Rafael Aguilar - EL NORTE DEL SUR

Parking Koolhaas

Que alguien le sugiera el nombre al Ayuntamiento. Sería un detalle. Por lo que íbamos a ser. Y ya nunca seremos

VENGO de allí. He ido con el cuaderno a tomar unas notas para escribir este artículo y sucede que, ya de vuelta, el papel está en blanco. Lo único que he visto han sido jaramagos, que no inspiran, y una valla medio caída, un camión que se afana en dejar plano el terreno, y un par de vecinos que me han mirado entre la extrañeza y la risa tonta como si estuviera sonado, allí delante del solar solo y en plan contemplativo. «Oigan, un respeto, que esto que estoy haciendo es un ejercicio de nostalgia muy doloroso: ustedes me ven y piensan que soy un tipo raro porque me he quedado parado frente a un secarral pero que sepan que estoy llorando por dentro por lo que íbamos a ser y ya nunca seremos, y dense por aludidos con el plural de la primera persona», me han dado ganas de contestarles.
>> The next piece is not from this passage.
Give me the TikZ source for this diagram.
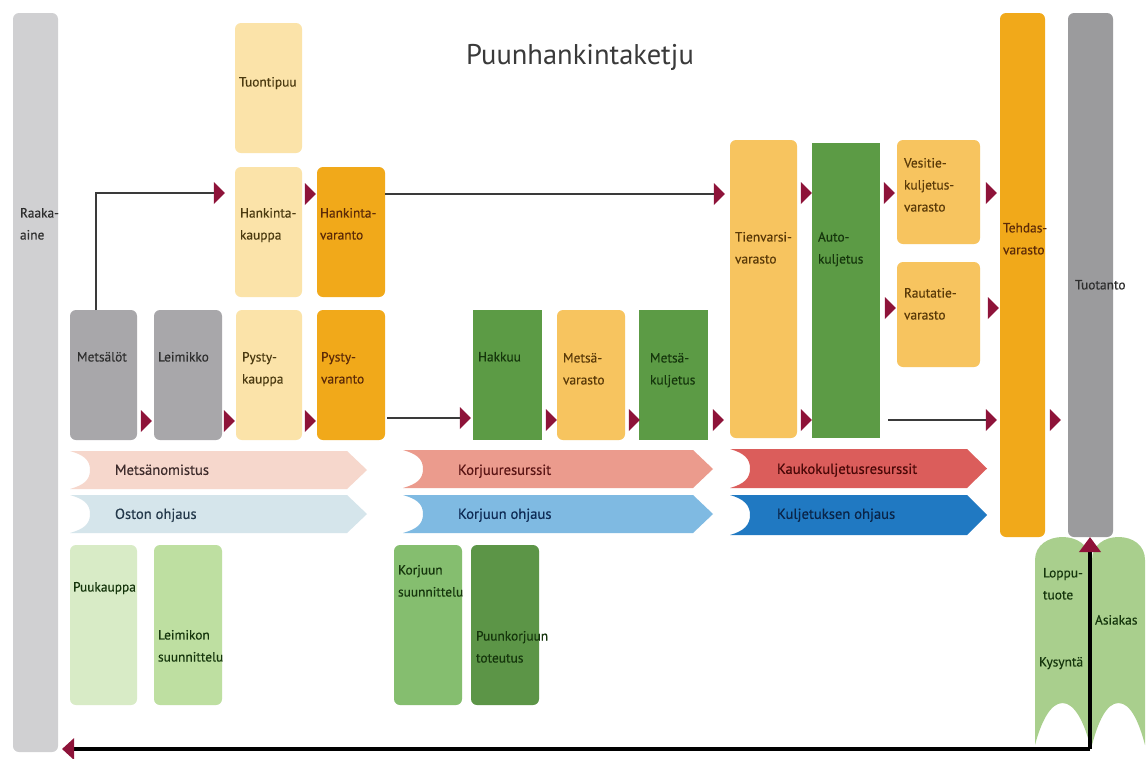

Pero me he quedado sin decir nada y me he vuelto por la calle de la Feria rumiando la pena, que es aguda, incurable me temo. A esto hemos llegado, he concluido: el sitio en el que se iba a levantar el edificio icónico de la Córdoba del nuevo milenio se queda en un aparcamiento . Es duro asumirlo, ¿no?, por mucho que el desastre se viera venir desde hace tiempo.

Ay Córdoba. Ay sus políticos. Ay sus ciudadanos. Ay nosotros. En ese trozo de tierra baldío hay enterrados diez millones de euros. Miraflores es la isla, o la península, de un tesoro que, abierto el cofre, resulta que está podrido. Esa parcela quedará para siempre como un monumento a la ensoñación provinciana, como una hoguera de las vanidades en la que se consumieron los aires de nuevos ricos y la apariencia de poder de los representantes públicos. «Tú fíjate cómo afina los ojos, cómo los medio cierra cuando se inclina en el pretil de la Ribera con ese gesto perdonavidas: él observa la otra orilla y no ve lo que tú y lo que yo; lo que él ve es la Córdoba del futuro», solía ironizar un periodista quevedesco acerca del presidente de la Gerencia de Urbanismo con el que la ciudad puso el pie en el siglo XXI y al que apodaba, alguna vez hasta en su presencia, como el César Visionario. El aludido sonreía al escucharlo con una cierta mueca de menosprecio: «Vosotros haced gracias, pero a mí algún día me recordarán por esto». En concreto por lo que va camino de ser un aparcamiento.

Alguien debería hacer un ejercicio de divulgación histórica a la entrada del parking, dar cuenta de todo cuanto hay bajo el piso: la megalomanía de un primer teniente de alcalde; la vista gorda de una alcaldesa que tragó con el mastodonte a costa de mantener su puesto y que luego, cuando pudo prescindir de su socio, quiso llevar el proyecto a un terreno más sensato hasta que la cabeza se le acabó yendo también en el vuelo transoceánico para exhibir la maqueta en el Moma de Nueva York; el «que dimita Ferrovial» de Andrés Ocaña , que en paz descanse. Y que alguien tenga el detalle, por favor, de ponerle al estacionamiento el nombre de Rem Koolhaas. Para recordar lo que íbamos a ser. Y ya nunca seremos.